↓↓↓

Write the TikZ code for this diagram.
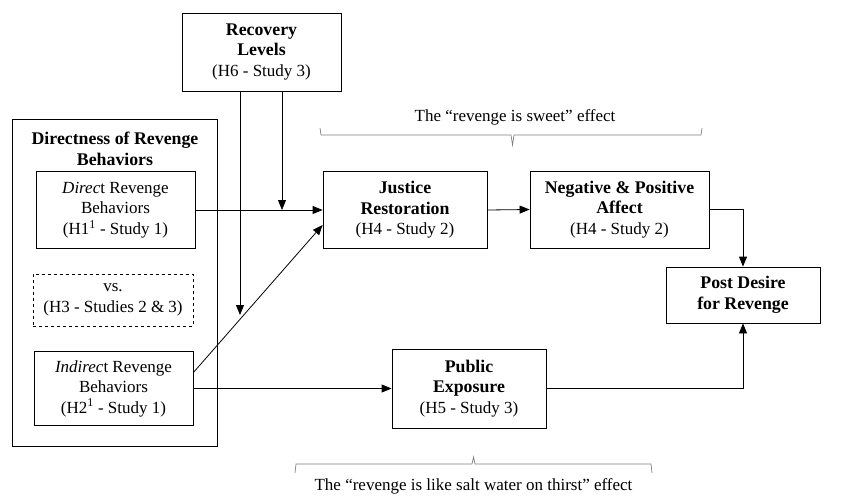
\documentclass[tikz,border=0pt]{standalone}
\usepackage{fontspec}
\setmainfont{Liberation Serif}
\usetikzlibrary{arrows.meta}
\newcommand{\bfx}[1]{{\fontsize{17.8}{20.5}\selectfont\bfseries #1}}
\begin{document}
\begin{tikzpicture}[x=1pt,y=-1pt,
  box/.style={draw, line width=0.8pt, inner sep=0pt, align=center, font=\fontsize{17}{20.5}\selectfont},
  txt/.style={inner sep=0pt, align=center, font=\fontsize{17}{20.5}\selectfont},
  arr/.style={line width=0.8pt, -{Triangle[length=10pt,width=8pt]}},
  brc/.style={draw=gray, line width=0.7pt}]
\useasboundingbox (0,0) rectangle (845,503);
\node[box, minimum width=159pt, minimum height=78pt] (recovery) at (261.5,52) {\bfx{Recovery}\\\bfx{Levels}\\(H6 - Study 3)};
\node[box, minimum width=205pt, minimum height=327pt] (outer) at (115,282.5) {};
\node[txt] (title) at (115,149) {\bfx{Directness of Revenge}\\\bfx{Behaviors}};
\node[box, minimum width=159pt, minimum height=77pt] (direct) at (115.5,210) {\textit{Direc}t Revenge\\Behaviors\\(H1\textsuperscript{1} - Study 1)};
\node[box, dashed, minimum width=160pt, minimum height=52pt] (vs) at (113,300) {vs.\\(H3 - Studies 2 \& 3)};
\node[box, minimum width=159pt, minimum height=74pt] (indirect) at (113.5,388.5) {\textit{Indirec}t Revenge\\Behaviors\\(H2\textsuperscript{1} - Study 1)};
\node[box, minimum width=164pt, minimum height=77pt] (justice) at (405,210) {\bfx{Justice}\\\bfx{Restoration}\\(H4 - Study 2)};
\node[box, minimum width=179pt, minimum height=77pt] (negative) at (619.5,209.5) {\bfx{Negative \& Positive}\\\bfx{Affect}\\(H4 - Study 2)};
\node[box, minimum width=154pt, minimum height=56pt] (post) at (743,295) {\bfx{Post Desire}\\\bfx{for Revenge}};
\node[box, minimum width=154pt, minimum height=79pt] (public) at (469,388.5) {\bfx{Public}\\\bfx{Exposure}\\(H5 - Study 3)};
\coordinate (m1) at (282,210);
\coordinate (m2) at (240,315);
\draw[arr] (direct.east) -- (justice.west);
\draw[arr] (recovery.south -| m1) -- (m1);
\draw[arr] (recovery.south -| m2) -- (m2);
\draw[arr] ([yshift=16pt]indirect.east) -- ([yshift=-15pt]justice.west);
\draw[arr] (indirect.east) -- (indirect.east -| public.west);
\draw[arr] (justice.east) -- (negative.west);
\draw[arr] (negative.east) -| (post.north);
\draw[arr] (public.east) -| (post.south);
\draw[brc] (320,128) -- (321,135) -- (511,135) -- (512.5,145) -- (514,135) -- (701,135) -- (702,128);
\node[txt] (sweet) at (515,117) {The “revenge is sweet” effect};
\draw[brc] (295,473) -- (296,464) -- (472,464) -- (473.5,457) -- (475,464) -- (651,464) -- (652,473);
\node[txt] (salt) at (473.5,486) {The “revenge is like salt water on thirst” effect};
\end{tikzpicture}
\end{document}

↑↑↑

*GOAL:*
Write out the material above again, word for word, minus its pictures.

*TASK SOLUTION:*
Write the TikZ code for this diagram.
\documentclass[tikz,border=0pt]{standalone}
\usepackage{fontspec}
\setmainfont{Liberation Serif}
\usetikzlibrary{arrows.meta}
\newcommand{\bfx}[1]{{\fontsize{17.8}{20.5}\selectfont\bfseries #1}}
\begin{document}
\begin{tikzpicture}[x=1pt,y=-1pt,
  box/.style={draw, line width=0.8pt, inner sep=0pt, align=center, font=\fontsize{17}{20.5}\selectfont},
  txt/.style={inner sep=0pt, align=center, font=\fontsize{17}{20.5}\selectfont},
  arr/.style={line width=0.8pt, -{Triangle[length=10pt,width=8pt]}},
  brc/.style={draw=gray, line width=0.7pt}]
\useasboundingbox (0,0) rectangle (845,503);
\node[box, minimum width=159pt, minimum height=78pt] (recovery) at (261.5,52) {\bfx{Recovery}\\\bfx{Levels}\\(H6 - Study 3)};
\node[box, minimum width=205pt, minimum height=327pt] (outer) at (115,282.5) {};
\node[txt] (title) at (115,149) {\bfx{Directness of Revenge}\\\bfx{Behaviors}};
\node[box, minimum width=159pt, minimum height=77pt] (direct) at (115.5,210) {\textit{Direc}t Revenge\\Behaviors\\(H1\textsuperscript{1} - Study 1)};
\node[box, dashed, minimum width=160pt, minimum height=52pt] (vs) at (113,300) {vs.\\(H3 - Studies 2 \& 3)};
\node[box, minimum width=159pt, minimum height=74pt] (indirect) at (113.5,388.5) {\textit{Indirec}t Revenge\\Behaviors\\(H2\textsuperscript{1} - Study 1)};
\node[box, minimum width=164pt, minimum height=77pt] (justice) at (405,210) {\bfx{Justice}\\\bfx{Restoration}\\(H4 - Study 2)};
\node[box, minimum width=179pt, minimum height=77pt] (negative) at (619.5,209.5) {\bfx{Negative \& Positive}\\\bfx{Affect}\\(H4 - Study 2)};
\node[box, minimum width=154pt, minimum height=56pt] (post) at (743,295) {\bfx{Post Desire}\\\bfx{for Revenge}};
\node[box, minimum width=154pt, minimum height=79pt] (public) at (469,388.5) {\bfx{Public}\\\bfx{Exposure}\\(H5 - Study 3)};
\coordinate (m1) at (282,210);
\coordinate (m2) at (240,315);
\draw[arr] (direct.east) -- (justice.west);
\draw[arr] (recovery.south -| m1) -- (m1);
\draw[arr] (recovery.south -| m2) -- (m2);
\draw[arr] ([yshift=16pt]indirect.east) -- ([yshift=-15pt]justice.west);
\draw[arr] (indirect.east) -- (indirect.east -| public.west);
\draw[arr] (justice.east) -- (negative.west);
\draw[arr] (negative.east) -| (post.north);
\draw[arr] (public.east) -| (post.south);
\draw[brc] (320,128) -- (321,135) -- (511,135) -- (512.5,145) -- (514,135) -- (701,135) -- (702,128);
\node[txt] (sweet) at (515,117) {The “revenge is sweet” effect};
\draw[brc] (295,473) -- (296,464) -- (472,464) -- (473.5,457) -- (475,464) -- (651,464) -- (652,473);
\node[txt] (salt) at (473.5,486) {The “revenge is like salt water on thirst” effect};
\end{tikzpicture}
\end{document}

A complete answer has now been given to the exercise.